“I knew I didn’t want to make it like a normal narrative film where it’s all about story. I wanted it to be more like a meditation.”
Collier interview by Shelia Roberts
“The real inspiration for how [Ida] looks was my impatience with cinema, where the vein of cinema is going. I wanted to make an anti-cinema film where there are no pointless camera moves, no pointless close-ups. I’m not emotionally excited by the power of cinema’s tricks anymore. Maybe it’s my personal midlife crisis. I’d love to see something that was calm and meditative, where you suggest more than show, where each kind of shot has some kind of density and tension, not just in the drama and the acting, but in the visuals, and where acting and image and sound are all part of the same thing. When I watch most films, with some exception, I always ask myself: ‘Why is the camera moving? Why is there a close-up now? Why does this have to be handheld now?’ It was a way of purifying, getting rid of habits, and doing something really simply. Looking at a picture, contemplating it, while not really reading the emotional charge. But staying away from the kind of cinema rhetoric that I’m finding myself more and more impatient with. Maybe it’s my last film, like a farewell to my career—although I don’t have much of a career.”

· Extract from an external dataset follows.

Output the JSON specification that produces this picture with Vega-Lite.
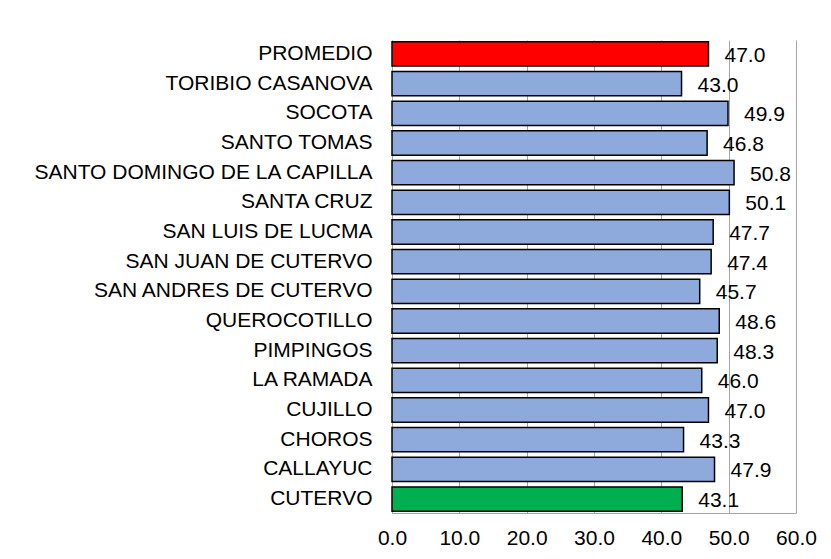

Pawel Pawlikowski (Director/co-writer Ida)
Interview in Film Comment by Violet Lucca
Just about a year ago, in my post ‘State of Cinema’, I quoted filmmaker Steven Soderbergh from his talk at the 2013 San Francisco International Film Festival where he said, “Whenever I despair I think, OK, somebody out there somewhere, while we’re sitting right here, somebody out there somewhere is making something cool that we’re going to love, and that keeps me going.”
As those words were spoken, Pawlikowski was somewhere in Poland working on Ida. I don’t know if Pawlikowski ever watched Soderbergh’s talk, or if Soderbergh has seen Ida—but I’d like to think that at some point those two will be sitting together in a cafe in Warsaw, or a bar in Baton Rouge, talking about cinema.
“I never made films like kind of career moves, like making this film in order to make that film in order to end up in Hollywood. “
Ironically, Pawlikowski is now scheduled to direct Godzilla vs. Spider-Man. Kidding.
P.S. I know a little more about anti-heroes and anti-piracy than anti-cinema, but a quick Internet search connected a short list of filmmakers some associate with anti-cinema; Yasujirō Ozu, Andy Warhol, Lars von Trier, and Carl Dreyer.
One film that resonates with Ida is Dreyer’s The Passion of Joan of Arc (1928). A film where Roger Ebert said, “To see Renee Maria Falconetti…is to too look into eyes that will never leave you,” and Pauline Kael said, “Perhaps the finest performance ever recorded on film.”